No, this is incredibly wrong. The source here is me. You can choose to not believe me, but it's a source. I'm sorry but I just don't illegally carry a tape recorder into every meeting I go to just to prove something to a person on the internet. If you want me to elaborate then just ask a specific question, please stop with these "gotcha" tactics because they don't do anything. If you were referring to this person's writings, the article that was already posted is a source.
You are of course right about copyright holders being able to chose whether to enforce their license (at least if they were smart enough to use a license that will actually stand up in court!)
No. But if they went around sending demand letters that were complied with (because they came from a reputable law firm) by getting the code open sourced it would. I'm not saying these lawyers should be listened to. I'm saying some lawyers should. And excluding all lawyers is as dumb as trying to get funded for your FaceBook clone saying you only need the money to "hire a programmer" would be.
> Only Linus can speak to Linus's goals
This is nonsense. I might be wrong but I can certainly speak to his goals. We can even discuss what we think they are.
>There seems to be a modern confusion that the folks NOT doing any of the work in writing code have all sorts of rights with respect to it (or time of a dev to fix their bugs). False.
I'm sorry but this makes no sense, it's weird how often I see this sentiment in open source. If you hired a lawyer to represent you and give you legal advice and defend you and court (which is multiple full time jobs) then you're paying them to do a job for you. You're not giving any of your rights away. You don't have to choose to hire SF Conservancy, you can hire another firm.
Not necessarily. For example, work for hire, or copyright being assigned to the employer. Or maybe the work itself isn't copyrightable in the first place. There's even a fun provision where US government work doesn't have any copyright in the first place! You might also have transferred the copyright of your work after you created it in a way which doesn't give you any retained rights.

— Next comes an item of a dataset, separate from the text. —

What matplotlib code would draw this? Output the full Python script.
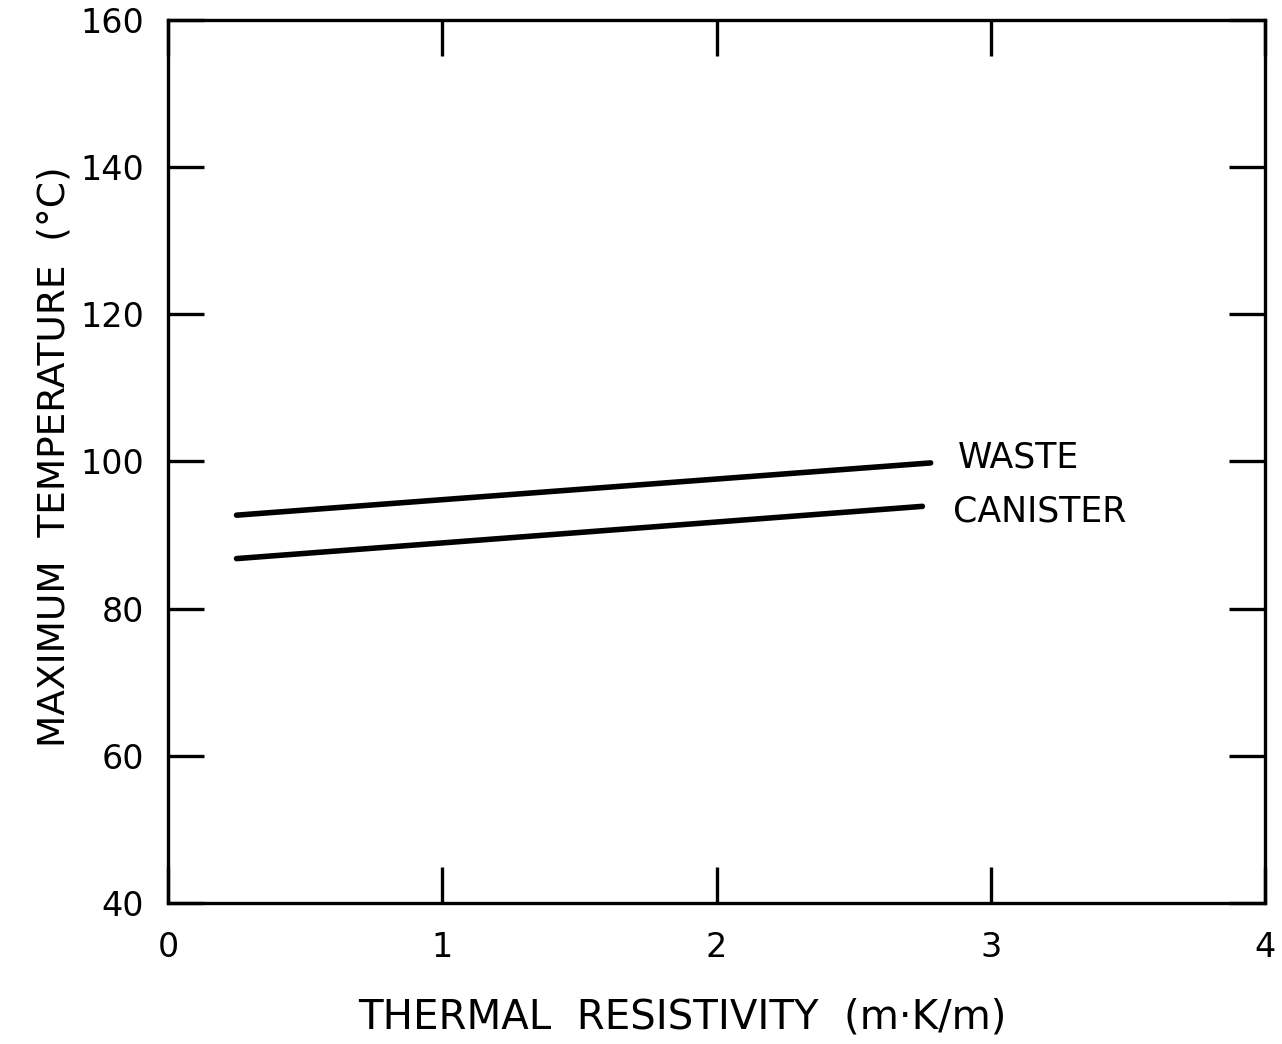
import matplotlib
matplotlib.use("Agg")
import matplotlib.pyplot as plt

plt.rcParams['font.family'] = ['DejaVu Sans']

# Thermal resistivity (m·K/m) and maximum temperatures (°C)
resistivity = [0.25, 2.78]
waste_temp = [92.7, 99.8]
canister_resistivity = [0.25, 2.75]
canister_temp = [86.8, 93.9]

x_ticks = [0, 1, 2, 3, 4]
y_ticks = [40, 60, 80, 100, 120, 140, 160]

fig = plt.figure(figsize=(12.82, 10.44), dpi=100)
ax = fig.add_axes([0.131, 0.135, 0.856, 0.846])

ax.plot(resistivity, waste_temp, color='black', lw=4.0, solid_capstyle='round')
ax.plot(canister_resistivity, canister_temp, color='black', lw=4.0, solid_capstyle='round')

ax.text(2.88, 100.6, 'WASTE', fontsize=25, va='center', ha='left')
ax.text(2.86, 93.2, 'CANISTER', fontsize=25, va='center', ha='left')

ax.set_xlim(0, 4)
ax.set_ylim(40, 160)
ax.set_xticks(x_ticks)
ax.set_yticks(y_ticks)
ax.tick_params(direction='in', length=26, width=2.4, labelsize=24,
               top=True, right=True, pad=20)
ax.tick_params(axis='y', pad=17)
for s in ax.spines.values():
    s.set_linewidth(2.4)

ax.set_xlabel('THERMAL  RESISTIVITY  (m·K/m)', fontsize=29)
ax.set_ylabel('MAXIMUM  TEMPERATURE  (°C)', fontsize=27)
ax.xaxis.label.set_va('center')
ax.yaxis.label.set_va('center')
ax.xaxis.set_label_coords(0.469, -0.130)
ax.yaxis.set_label_coords(-0.103, 0.505)

fig.savefig('out.png', dpi=100, facecolor='white')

I have no clue whether whatever SFC has been claiming about the legal status of GPL is true or not (quite frankly, I haven't bothered even looking at what they're saying). But if the legal system's interpretation of GPLv2 doesn't match what most authors want or agree to, that sounds like precisely the kind of thing authors should want a lawyer to tell them, so they have a chance to switch to a different license.

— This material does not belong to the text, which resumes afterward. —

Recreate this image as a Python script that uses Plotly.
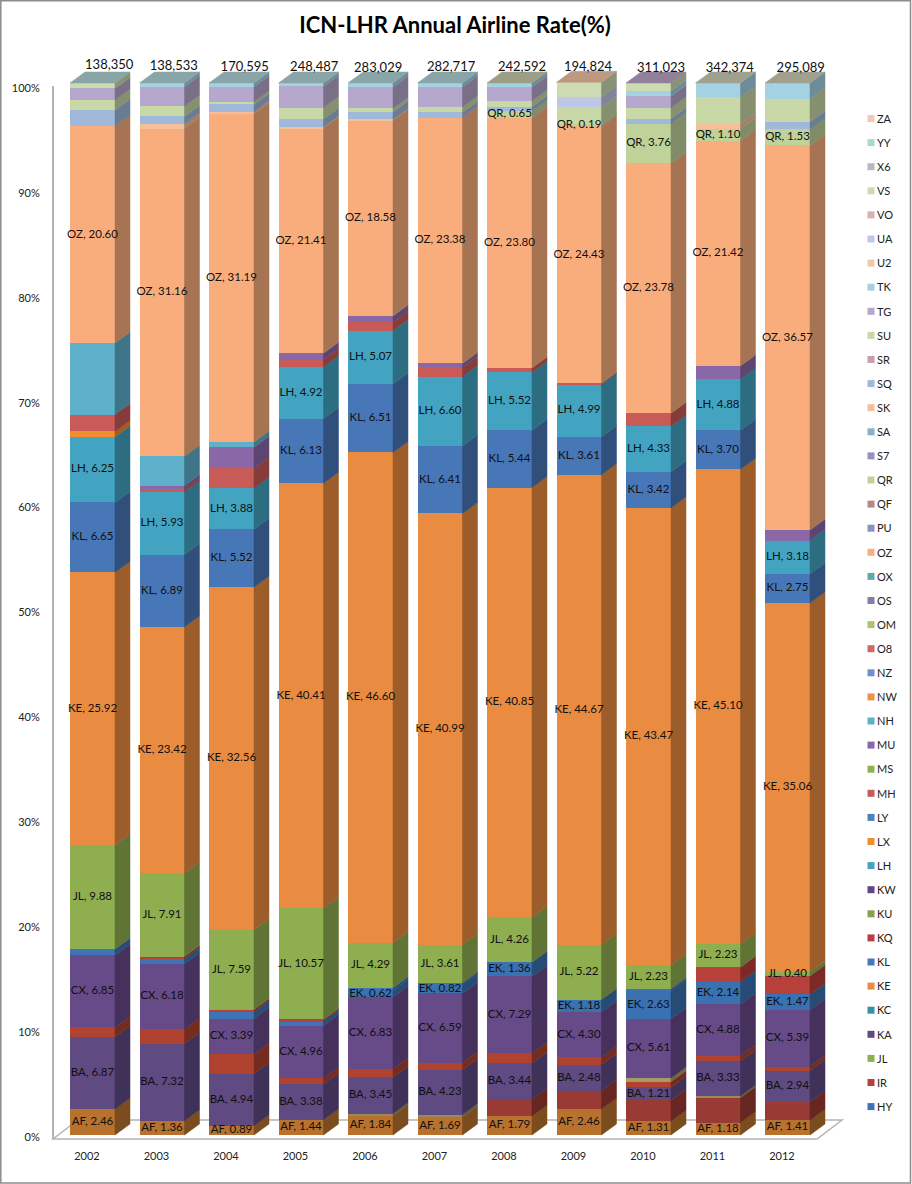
import plotly.graph_objects as go

YEARS = [2002, 2003, 2004, 2005, 2006, 2007, 2008, 2009, 2010, 2011, 2012]
TOTALS = ["138,350", "138,533", "170,595", "248,487", "283,029", "282,717",
          "242,592", "194,824", "311,023", "342,374", "295,089"]

AF = [2.46, 1.36, 0.89, 1.44, 1.84, 1.69, 1.79, 2.46, 1.31, 1.18, 1.41]
AZ = [0, 0, 0, 0, 0, 0, 1.6, 1.75, 2.0, 2.37, 1.75]
B2 = [0, 0, 0, 0, 0.2, 0.25, 0, 0, 0, 0.15, 0]
BA = [6.87, 7.32, 4.94, 3.38, 3.45, 4.23, 3.44, 2.48, 1.21, 3.33, 2.94]
BD = [0.9, 1.4, 1.85, 0.6, 0.8, 0.7, 0.95, 0.7, 0.55, 0.52, 0.4]
BR = [0, 0, 0, 0, 0, 0, 0, 0, 0.35, 0, 0]
CX = [6.85, 6.18, 3.39, 4.96, 6.83, 6.59, 7.29, 4.30, 5.61, 4.88, 5.39]
EK = [0, 0, 0, 0, 0.62, 0.82, 1.36, 1.18, 2.63, 2.14, 1.47]
HY = [0.6, 0.5, 0.65, 0.45, 0.25, 0.2, 0, 0, 0.25, 0, 0]
IR = [0, 0.2, 0.2, 0.15, 0, 0, 0, 0, 0, 1.38, 1.75]
JL = [9.88, 7.91, 7.59, 10.57, 4.29, 3.61, 4.26, 5.22, 2.23, 2.23, 0.40]
KE = [25.92, 23.42, 32.56, 40.41, 46.60, 40.99, 40.85, 44.67, 43.47, 45.10, 35.06]
KL = [6.65, 6.89, 5.52, 6.13, 6.51, 6.41, 5.44, 3.61, 3.42, 3.70, 2.75]
LH = [6.25, 5.93, 3.88, 4.92, 5.07, 6.60, 5.52, 4.99, 4.33, 4.88, 3.18]
LX = [0.5, 0, 0, 0, 0, 0, 0, 0, 0, 0, 0]
MH = [1.6, 0.3, 1.9, 0.7, 0.8, 0.9, 0.4, 0.1, 1.25, 0, 0]
MU = [0, 0.3, 2.0, 0.6, 0.6, 0.35, 0, 0, 0, 1.25, 1.0]
NH = [6.8, 2.8, 0.5, 0, 0, 0, 0, 0, 0, 0, 0]
OZ = [20.60, 31.16, 31.19, 21.41, 18.58, 23.38, 23.80, 24.43, 23.78, 21.42, 36.57]
QR = [0, 0, 0, 0, 0, 0, 0.65, 0.19, 3.76, 1.10, 1.53]
SK = [0, 0.45, 0.2, 0.1, 0.1, 0, 0, 0, 0, 0.5, 0]
SQ = [1.55, 0.7, 0.7, 0.75, 0.7, 0.5, 0.4, 0, 0.45, 0, 0.7]
SU = [0.95, 1.0, 0.25, 1.1, 0.35, 0.5, 0.55, 1.6, 1.05, 2.55, 2.2]
TG = [1.1, 1.8, 1.4, 2.0, 2.0, 1.9, 1.3, 0, 1.1, 0, 0]
TK = [0, 0.38, 0.39, 0.33, 0.41, 0.38, 0.4, 0, 0.5, 1.32, 1.5]
UA = [0, 0, 0, 0, 0, 0, 0, 1.0, 0, 0, 0]
VS = [0.52, 0, 0, 0, 0, 0, 0, 1.38, 0.75, 0, 0]

STACK = [("AF", AF), ("AZ", AZ), ("B2", B2), ("BA", BA), ("BD", BD), ("BR", BR), ("CX", CX),
         ("EK", EK), ("HY", HY), ("IR", IR), ("JL", JL), ("KE", KE), ("KL", KL), ("LH", LH),
         ("LX", LX), ("MH", MH), ("MU", MU), ("NH", NH), ("OZ", OZ), ("QR", QR), ("SK", SK),
         ("SQ", SQ), ("SU", SU), ("TG", TG), ("TK", TK), ("UA", UA), ("VS", VS)]
LABELLED = ["AF", "BA", "CX", "EK", "JL", "KE", "KL", "LH", "OZ", "QR"]

LEGEND_NAMES = ["ZA", "YY", "X6", "VS", "VO", "UA", "U2", "TK", "TG", "SU", "SR", "SQ", "SK", "SA",
                "S7", "QR", "QF", "PU", "OZ", "OX", "OS", "OM", "O8", "NZ", "NW", "NH", "MU", "MS",
                "MH", "LY", "LX", "LH", "KW", "KU", "KQ", "KL", "KE", "KC", "KA", "JL", "IR", "HY"]

COLORS = {
    "AF": "#B8722E", "AZ": "#9A3A34", "B2": "#9A8A5A", "BA": "#5F4A82", "BD": "#B0432F", "BR": "#A89A66",
    "CX": "#674A88", "EK": "#3A71B0", "HY": "#3F74B4", "IR": "#B8403A", "JL": "#8FAE50", "KA": "#604880",
    "KC": "#3890A8", "KE": "#E98B40", "KL": "#4877B8", "KQ": "#B84040", "KU": "#88A048", "KW": "#604888",
    "LH": "#43A4C1", "LX": "#F28C2C", "LY": "#4F81BD", "MH": "#C85A58", "MS": "#90B050", "MU": "#8A68A8",
    "NH": "#5FB0CB", "NW": "#F09048", "NZ": "#7090C8", "O8": "#D06860", "OM": "#B0C070", "OS": "#8080A8",
    "OX": "#60A8B0", "OZ": "#F9AD7D", "PU": "#9090C0", "QF": "#B88888", "QR": "#BFD29A", "S7": "#9890B8",
    "SA": "#88B0C8", "SK": "#F4C09A", "SQ": "#A0B9DB", "SR": "#C8A0A8", "SU": "#C8D8A6", "TG": "#B5A8CC",
    "TK": "#A5D2E3", "U2": "#F0C8A8", "UA": "#BEC8E4", "VO": "#D8B0B8", "VS": "#CDDBB2", "X6": "#B8B8C0",
    "YY": "#A8D8D0", "ZA": "#F4C8B8",
}
TOP_COLORS = ["#8AA5A8", "#8AA5A8", "#8AA5A8", "#8AA5A8", "#8AA5A8", "#8AA5A8",
              "#9C9E86", "#BF9880", "#90809A", "#A0A08E", "#A0A08E"]
TOTAL_OFFSETS = [0.24, 0.17, 0.19, 0.19, 0.11, 0.16, 0.18, 0.13, 0.18, 0.17, 0.19]
TOTAL_HEIGHTS = [101.65, 101.55, 101.45, 101.45, 101.4, 101.45, 101.45, 101.45, 101.35, 101.35, 101.35]

# page geometry (pixels)
W, H = 912, 1184
ML, MB = 53, 45
PX0, PXSTEP = 92.5, 69.5
PY0, PYPCT = 1135.0, 10.52
BAR_W = 45 / PXSTEP
DEPTH_X, DEPTH_Y = 15 / PXSTEP, 11 / PYPCT
FONT = "Lato"


def fx(px):
    return (px - ML) / (W - ML)


def fy(py):
    return (H - MB - py) / (H - MB)


def darken(c, f=0.67):
    r, g, b = int(c[1:3], 16), int(c[3:5], 16), int(c[5:7], 16)
    return f"rgb({int(r*f)},{int(g*f)},{int(b*f)})"


xs = list(range(len(YEARS)))
fig = go.Figure()

# front faces
for name, vals in STACK:
    fig.add_trace(go.Bar(x=xs, y=vals, name=name, width=BAR_W, marker=dict(color=COLORS[name], line=dict(width=0)),
                         showlegend=False, hoverinfo="skip"))

# side faces, label positions
base = [0.0] * len(YEARS)
lx, ly, lt = [], [], []
for name, vals in STACK:
    px_, py_ = [], []
    for i, v in enumerate(vals):
        if v > 0:
            right = i + BAR_W / 2
            y0, y1 = base[i], base[i] + v
            px_ += [right, right + DEPTH_X, right + DEPTH_X, right, right, None]
            py_ += [y0, y0 + DEPTH_Y, y1 + DEPTH_Y, y1, y0, None]
            if name in LABELLED:
                lx.append(i)
                ly.append((y0 + y1) / 2)
                lt.append(f"{name}, {v:.2f}")
            base[i] = y1
    if px_:
        c = darken(COLORS[name])
        fig.add_trace(go.Scatter(x=px_, y=py_, mode="lines", fill="toself", fillcolor=c,
                                 line=dict(color=c, width=0.5), showlegend=False, hoverinfo="skip"))

# top faces
for i, c in enumerate(TOP_COLORS):
    left, right = i - BAR_W / 2, i + BAR_W / 2
    t = base[i]
    fig.add_trace(go.Scatter(x=[left, right, right + DEPTH_X, left + DEPTH_X, left],
                             y=[t, t, t + DEPTH_Y, t + DEPTH_Y, t], mode="lines", fill="toself",
                             fillcolor=c, line=dict(color=c, width=0.5), showlegend=False, hoverinfo="skip"))

# data labels
fig.add_trace(go.Scatter(x=lx, y=ly, text=lt, mode="text", textposition="middle center",
                         textfont=dict(family=FONT, size=11.5, color="#101010"),
                         showlegend=False, hoverinfo="skip"))
# totals
fig.add_trace(go.Scatter(x=[i + o for i, o in zip(xs, TOTAL_OFFSETS)], y=TOTAL_HEIGHTS, text=TOTALS, mode="text",
                         textposition="middle center", textfont=dict(family=FONT, size=13, color="#101010"),
                         showlegend=False, hoverinfo="skip"))

# legend entries
for name in LEGEND_NAMES:
    fig.add_trace(go.Scatter(x=[None], y=[None], mode="markers", name=name, legendgroup=name,
                             marker=dict(symbol="square", size=7, color=COLORS[name]),
                             showlegend=True, hoverinfo="skip"))

shapes = [
    dict(type="rect", xref="paper", yref="paper", x0=fx(0.8), x1=fx(910.5), y0=fy(1183), y1=fy(0.8),
         line=dict(color="#8C8C8C", width=1.5), layer="below"),
    dict(type="line", xref="paper", yref="paper", x0=fx(53), x1=fx(53), y0=fy(86), y1=fy(1139),
         line=dict(color="#B4B4B4", width=2), layer="below"),
    dict(type="path", xref="paper", yref="paper",
         path=f"M {fx(53)} {fy(1139)} L {fx(817)} {fy(1139)} L {fx(842)} {fy(1120)} L {fx(78)} {fy(1120)} Z",
         line=dict(color="#B4B4B4", width=1.5), layer="below"),
]

fig.update_layout(
    width=W, height=H, autosize=False,
    margin=dict(l=ML, r=0, t=0, b=MB, pad=0),
    paper_bgcolor="white", plot_bgcolor="rgba(0,0,0,0)",
    barmode="stack", bargap=0,
    font=dict(family=FONT, size=11, color="#222222"),
    title=dict(text="<b>ICN-LHR Annual Airline Rate(%)</b>", x=455 / W, xanchor="center", xref="container",
               y=1 - 25 / H, yanchor="middle", yref="container",
               font=dict(family=FONT, size=22, color="#000000")),
    xaxis=dict(range=[(ML - PX0) / PXSTEP, (W - PX0) / PXSTEP],
               tickvals=[i - 0.08 for i in xs], ticktext=[str(y) for y in YEARS],
               showgrid=False, zeroline=False, showline=False, ticks="outside", ticklen=7,
               tickcolor="rgba(0,0,0,0)", tickfont=dict(family=FONT, size=11, color="#222222")),
    yaxis=dict(range=[(PY0 - (H - MB)) / PYPCT, PY0 / PYPCT],
               tickvals=[-0.19 + 9.971 * k for k in range(11)], ticktext=[f"{10 * k}%" for k in range(11)],
               showgrid=False, zeroline=False, showline=False, ticks="outside", ticklen=10,
               tickcolor="rgba(0,0,0,0)", tickfont=dict(family=FONT, size=11, color="#222222")),
    legend=dict(x=fx(837), xanchor="left", y=fy(104), yanchor="top", traceorder="grouped",
                tracegroupgap=5.1, bgcolor="rgba(0,0,0,0)", font=dict(family=FONT, size=11, color="#222222"),
                itemclick=False, itemdoubleclick=False),
    shapes=shapes,
)

# legend swatches sit closer to their text than plotly's fixed item width allows
POST = """
document.body.style.margin='0';document.body.style.overflow='hidden';
function nudge(){document.querySelectorAll('.legendsymbols').forEach(function(g){g.setAttribute('transform','translate(14,0)');});}
nudge();setTimeout(nudge,50);setTimeout(nudge,300);
"""
fig.write_html("out.html", post_script=POST, config={"displayModeBar": False})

Consulting with the SFC does nothing to advance anything.
Harald Welte has had great success getting folks to release source code. However, he does not threaten commercial use of GPL software, no unlock keys / signing keys etc are needed.
* Estoppel. Not going after someone when you are made aware of their violations may preclude you from ever being able to go after them.

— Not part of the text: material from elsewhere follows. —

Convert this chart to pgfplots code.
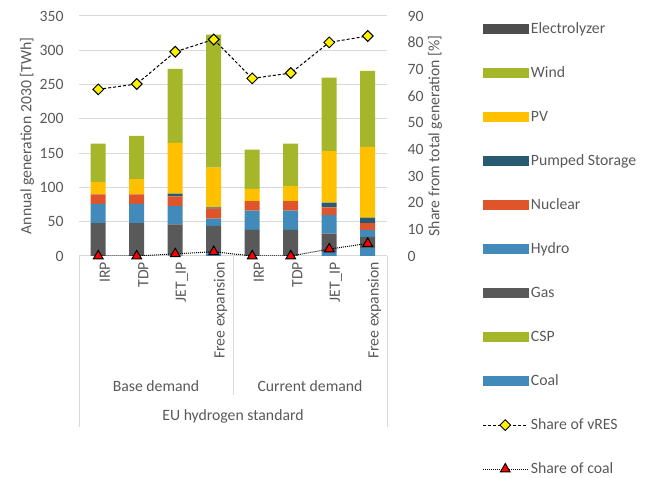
\documentclass[border=0pt]{standalone}
\usepackage{fontspec}
\setmainfont{Carlito}
\usepackage{pgfplots}
\usepackage{pgfplotstable}
\pgfplotsset{compat=1.18}

\definecolor{txt}{HTML}{595959}
\definecolor{gridc}{HTML}{D9D9D9}
\definecolor{cGas}{HTML}{595959}
\definecolor{cHydro}{HTML}{418AB9}
\definecolor{cWind}{HTML}{A5B62A}
\definecolor{cPV}{HTML}{FFC000}
\definecolor{cPS}{HTML}{265B72}
\definecolor{cNuc}{HTML}{E0542A}
\definecolor{cEly}{HTML}{4D4D4D}

\newcommand\f{\fontsize{11.8pt}{13pt}\selectfont}
\newcommand\barlegend[1]{\addlegendimage{legend image code/.code={\fill[#1] (0pt,-3.4pt) rectangle (33.75pt,3.4pt);}}}

% annual generation [TWh] and shares [%]
\pgfplotstableread{
x coal csp gas hydro nuclear ps pv wind vres coalsh
0 0 0 48 28 14 0 18 56 62.5 0
1 0 0 48 28 14 0 22 63 64.5 0
2 1 1 44 27 14 4 74 108 76.6 0.8
3 4 0 40 10.5 14.5 2 58 194 81.2 1.6
4 0 0 38 28 14 0 18 57 66.6 0
5 0 0 38 28 14 0 22 62 68.6 0
6 6 0 26.5 27 11.5 7 75 107 80.1 2.6
7 12 0 16 10 10 8 103 111 82.5 4.7
}\gen

\pgfplotsset{/pgf/number format/assume math mode=true}

\begin{document}
\begin{tikzpicture}[x=0.75pt,y=0.75pt]
\path[use as bounding box] (0,0) rectangle (650,478);

\begin{axis}[
    at={(59.25pt,166.5pt)}, anchor=south west,
    scale only axis, width=231pt, height=180pt,
    ybar stacked, bar width=11.25pt,
    xmin=-0.5, xmax=7.5, ymin=0, ymax=350,
    ytick={0,50,...,350},
    xtick={0,...,7},
    xticklabels={IRP,TDP,JET\_IP,Free expansion,IRP,TDP,JET\_IP,Free expansion},
    axis line style={draw=none},
    major tick length=0pt,
    ymajorgrids, grid style={gridc, line width=0.75pt},
    tick label style={txt, font=\f},
    xticklabel style={rotate=90, anchor=east, yshift=-5pt, xshift=-1pt},
    yticklabel style={xshift=-8pt},
    ylabel={Annual generation 2030 [TWh]},
    ylabel style={txt, font=\f, at={(axis description cs:-0.169,0.5)}, anchor=center},
]
\addplot[fill=cHydro, draw=none] table[x=x,y=coal]{\gen};
\addplot[fill=cWind, draw=none] table[x=x,y=csp]{\gen};
\addplot[fill=cGas, draw=none] table[x=x,y=gas]{\gen};
\addplot[fill=cHydro, draw=none] table[x=x,y=hydro]{\gen};
\addplot[fill=cNuc, draw=none] table[x=x,y=nuclear]{\gen};
\addplot[fill=cPS, draw=none] table[x=x,y=ps]{\gen};
\addplot[fill=cPV, draw=none] table[x=x,y=pv]{\gen};
\addplot[fill=cWind, draw=none] table[x=x,y=wind]{\gen};
\end{axis}

\begin{axis}[
    at={(59.25pt,166.5pt)}, anchor=south west,
    scale only axis, width=231pt, height=180pt,
    xmin=-0.5, xmax=7.5, ymin=0, ymax=90,
    ytick={0,10,...,90}, xtick=\empty,
    yticklabel pos=right,
    axis line style={draw=none},
    major tick length=0pt,
    tick label style={txt, font=\f},
    yticklabel style={anchor=west, xshift=12pt},
    ylabel={Share from total generation [\%]},
    ylabel style={txt, font=\f, at={(axis description cs:1.156,0.5)}, anchor=center},
    legend cell align=left,
    legend image code/.code={\draw[mark repeat=2,mark phase=2,#1] plot coordinates {(0pt,0pt) (16.875pt,0pt) (33.75pt,0pt)};},
    legend style={at={(axis description cs:1.2955,0.995)}, anchor=north west,
        draw=none, fill=none, font=\f, text=txt, row sep=19.5pt,
        nodes={text height=8pt, text depth=1.5pt, inner sep=2pt},
        /tikz/every even column/.append style={column sep=1pt}},
]
\barlegend{cEly}\addlegendentry{Electrolyzer}
\barlegend{cWind}\addlegendentry{Wind}
\barlegend{cPV}\addlegendentry{PV}
\barlegend{cPS}\addlegendentry{Pumped Storage}
\barlegend{cNuc}\addlegendentry{Nuclear}
\barlegend{cHydro}\addlegendentry{Hydro}
\barlegend{cGas}\addlegendentry{Gas}
\barlegend{cWind}\addlegendentry{CSP}
\barlegend{cHydro}\addlegendentry{Coal}
\addplot[black, line width=0.75pt, dash pattern=on 2.25pt off 1.5pt,
    mark=square*, mark size=2.85pt,
    mark options={rotate=45, solid, fill=yellow, draw=black, line width=0.75pt}]
    table[x=x,y=vres]{\gen};
\addlegendentry{Share of vRES}
\addplot[black, line width=0.75pt, dash pattern=on 0.75pt off 0.75pt,
    mark=triangle*, mark size=4.2pt,
    mark options={solid, fill=red, draw=black, line width=0.75pt}]
    table[x=x,y=coalsh]{\gen};
\addlegendentry{Share of coal}
\end{axis}

\draw[gridc, line width=0.75pt] (79,222) -- (79,51);
\draw[gridc, line width=0.75pt] (233,222) -- (233,83);
\draw[gridc, line width=0.75pt] (387,222) -- (387,51);
\node[txt, font=\f] at (156,92) {Base demand};
\node[txt, font=\f] at (310,92) {Current demand};
\node[txt, font=\f] at (233,62) {EU hydrogen standard};
\end{tikzpicture}
\end{document}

* Severability. If one clause of your contract is unenforceable, the entire contract may become unenforceable unless you have a clause saying otherwise. (And even then, sometimes that won't apply!).
Taking the audience of HN as a reasonable sample of competent coders, I have seen more than a few commenters give very confident and very incorrect interpretations of the law. I am not so presumptuous to think that I am not in that class, although I do hope to do so more rarely than the average commenter.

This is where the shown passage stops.